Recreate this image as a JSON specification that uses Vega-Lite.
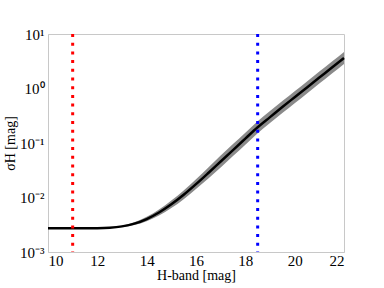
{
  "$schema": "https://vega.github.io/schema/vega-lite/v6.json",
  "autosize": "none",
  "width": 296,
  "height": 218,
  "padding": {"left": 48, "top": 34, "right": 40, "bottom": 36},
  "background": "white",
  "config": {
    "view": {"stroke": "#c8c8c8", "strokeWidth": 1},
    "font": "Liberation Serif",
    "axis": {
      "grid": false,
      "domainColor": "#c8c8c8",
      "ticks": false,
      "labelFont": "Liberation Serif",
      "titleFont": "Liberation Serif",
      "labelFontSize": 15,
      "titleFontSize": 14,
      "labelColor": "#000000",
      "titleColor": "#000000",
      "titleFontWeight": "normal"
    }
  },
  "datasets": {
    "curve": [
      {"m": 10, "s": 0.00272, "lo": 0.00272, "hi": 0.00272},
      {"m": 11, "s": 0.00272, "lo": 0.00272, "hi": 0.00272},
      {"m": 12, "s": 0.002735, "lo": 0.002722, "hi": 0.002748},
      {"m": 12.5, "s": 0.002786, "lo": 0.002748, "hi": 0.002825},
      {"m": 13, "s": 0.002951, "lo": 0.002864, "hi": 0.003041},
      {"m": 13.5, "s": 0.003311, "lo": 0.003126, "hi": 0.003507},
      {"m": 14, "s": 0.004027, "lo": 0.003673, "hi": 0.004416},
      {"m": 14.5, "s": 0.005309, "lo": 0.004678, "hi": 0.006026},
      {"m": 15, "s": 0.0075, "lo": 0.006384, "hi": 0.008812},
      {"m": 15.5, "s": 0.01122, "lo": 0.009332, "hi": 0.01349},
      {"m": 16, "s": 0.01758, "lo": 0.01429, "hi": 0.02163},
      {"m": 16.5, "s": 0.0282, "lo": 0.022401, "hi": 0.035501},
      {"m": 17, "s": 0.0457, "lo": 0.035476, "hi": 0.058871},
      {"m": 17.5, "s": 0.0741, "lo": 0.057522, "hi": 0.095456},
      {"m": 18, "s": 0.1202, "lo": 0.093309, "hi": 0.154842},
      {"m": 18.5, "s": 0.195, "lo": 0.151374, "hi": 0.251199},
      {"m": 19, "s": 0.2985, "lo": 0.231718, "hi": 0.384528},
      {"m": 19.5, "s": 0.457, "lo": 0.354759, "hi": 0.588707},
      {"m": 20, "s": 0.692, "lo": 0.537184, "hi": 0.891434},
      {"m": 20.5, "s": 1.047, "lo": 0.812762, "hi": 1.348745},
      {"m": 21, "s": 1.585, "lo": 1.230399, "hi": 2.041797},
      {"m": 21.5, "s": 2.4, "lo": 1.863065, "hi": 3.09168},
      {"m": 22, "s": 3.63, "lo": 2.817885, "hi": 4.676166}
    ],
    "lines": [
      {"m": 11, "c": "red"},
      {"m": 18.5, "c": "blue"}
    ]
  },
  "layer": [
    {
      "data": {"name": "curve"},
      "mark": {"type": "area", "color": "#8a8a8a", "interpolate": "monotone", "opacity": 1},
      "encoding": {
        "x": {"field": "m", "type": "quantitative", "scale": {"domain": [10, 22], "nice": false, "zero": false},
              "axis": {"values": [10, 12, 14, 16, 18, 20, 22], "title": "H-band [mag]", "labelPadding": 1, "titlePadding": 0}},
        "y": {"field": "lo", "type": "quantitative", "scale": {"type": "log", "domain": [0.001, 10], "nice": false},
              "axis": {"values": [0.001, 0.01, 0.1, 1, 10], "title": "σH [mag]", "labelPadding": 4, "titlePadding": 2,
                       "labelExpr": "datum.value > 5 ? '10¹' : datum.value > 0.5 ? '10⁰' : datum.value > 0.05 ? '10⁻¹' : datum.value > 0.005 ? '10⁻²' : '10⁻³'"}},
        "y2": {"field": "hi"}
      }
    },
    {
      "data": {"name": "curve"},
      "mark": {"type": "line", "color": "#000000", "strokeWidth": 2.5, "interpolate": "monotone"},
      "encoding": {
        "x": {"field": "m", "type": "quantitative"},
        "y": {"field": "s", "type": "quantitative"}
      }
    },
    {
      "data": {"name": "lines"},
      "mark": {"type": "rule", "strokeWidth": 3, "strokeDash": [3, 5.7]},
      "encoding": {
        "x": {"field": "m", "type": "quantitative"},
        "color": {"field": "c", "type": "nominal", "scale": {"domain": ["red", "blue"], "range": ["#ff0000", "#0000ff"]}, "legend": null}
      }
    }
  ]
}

═══

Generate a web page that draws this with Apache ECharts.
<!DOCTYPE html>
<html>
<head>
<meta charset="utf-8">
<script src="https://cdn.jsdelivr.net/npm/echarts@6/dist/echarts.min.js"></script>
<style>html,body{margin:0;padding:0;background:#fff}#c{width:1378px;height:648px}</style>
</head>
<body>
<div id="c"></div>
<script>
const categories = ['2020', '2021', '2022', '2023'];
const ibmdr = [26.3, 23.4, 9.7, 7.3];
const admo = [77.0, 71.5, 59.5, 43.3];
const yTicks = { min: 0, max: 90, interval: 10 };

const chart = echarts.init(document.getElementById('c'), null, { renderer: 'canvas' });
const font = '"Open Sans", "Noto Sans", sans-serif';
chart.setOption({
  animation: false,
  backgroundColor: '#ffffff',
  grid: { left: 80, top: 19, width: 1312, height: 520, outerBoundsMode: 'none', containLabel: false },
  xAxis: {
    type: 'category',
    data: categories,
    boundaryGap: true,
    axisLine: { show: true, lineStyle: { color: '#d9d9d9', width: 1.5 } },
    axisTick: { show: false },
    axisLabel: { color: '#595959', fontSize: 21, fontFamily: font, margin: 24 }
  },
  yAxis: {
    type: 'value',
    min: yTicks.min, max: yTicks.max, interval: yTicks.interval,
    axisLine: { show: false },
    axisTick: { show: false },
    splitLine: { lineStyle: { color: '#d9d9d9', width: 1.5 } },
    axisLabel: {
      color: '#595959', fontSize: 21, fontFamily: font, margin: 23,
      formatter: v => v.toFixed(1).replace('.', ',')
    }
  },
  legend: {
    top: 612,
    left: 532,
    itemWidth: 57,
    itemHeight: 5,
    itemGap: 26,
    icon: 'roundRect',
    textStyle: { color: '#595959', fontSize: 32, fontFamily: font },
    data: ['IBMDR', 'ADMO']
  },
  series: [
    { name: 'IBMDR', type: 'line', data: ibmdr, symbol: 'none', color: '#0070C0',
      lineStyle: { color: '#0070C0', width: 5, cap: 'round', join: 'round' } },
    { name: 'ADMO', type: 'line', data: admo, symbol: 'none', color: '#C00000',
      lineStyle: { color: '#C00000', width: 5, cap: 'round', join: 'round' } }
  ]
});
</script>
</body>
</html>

═══

Extract exactly and only these lines: the line containing "Generate a web", the line containing "90, interval: 10", and every line between them.

Generate a web page that draws this with Apache ECharts.
<!DOCTYPE html>
<html>
<head>
<meta charset="utf-8">
<script src="https://cdn.jsdelivr.net/npm/echarts@6/dist/echarts.min.js"></script>
<style>html,body{margin:0;padding:0;background:#fff}#c{width:1378px;height:648px}</style>
</head>
<body>
<div id="c"></div>
<script>
const categories = ['2020', '2021', '2022', '2023'];
const ibmdr = [26.3, 23.4, 9.7, 7.3];
const admo = [77.0, 71.5, 59.5, 43.3];
const yTicks = { min: 0, max: 90, interval: 10 };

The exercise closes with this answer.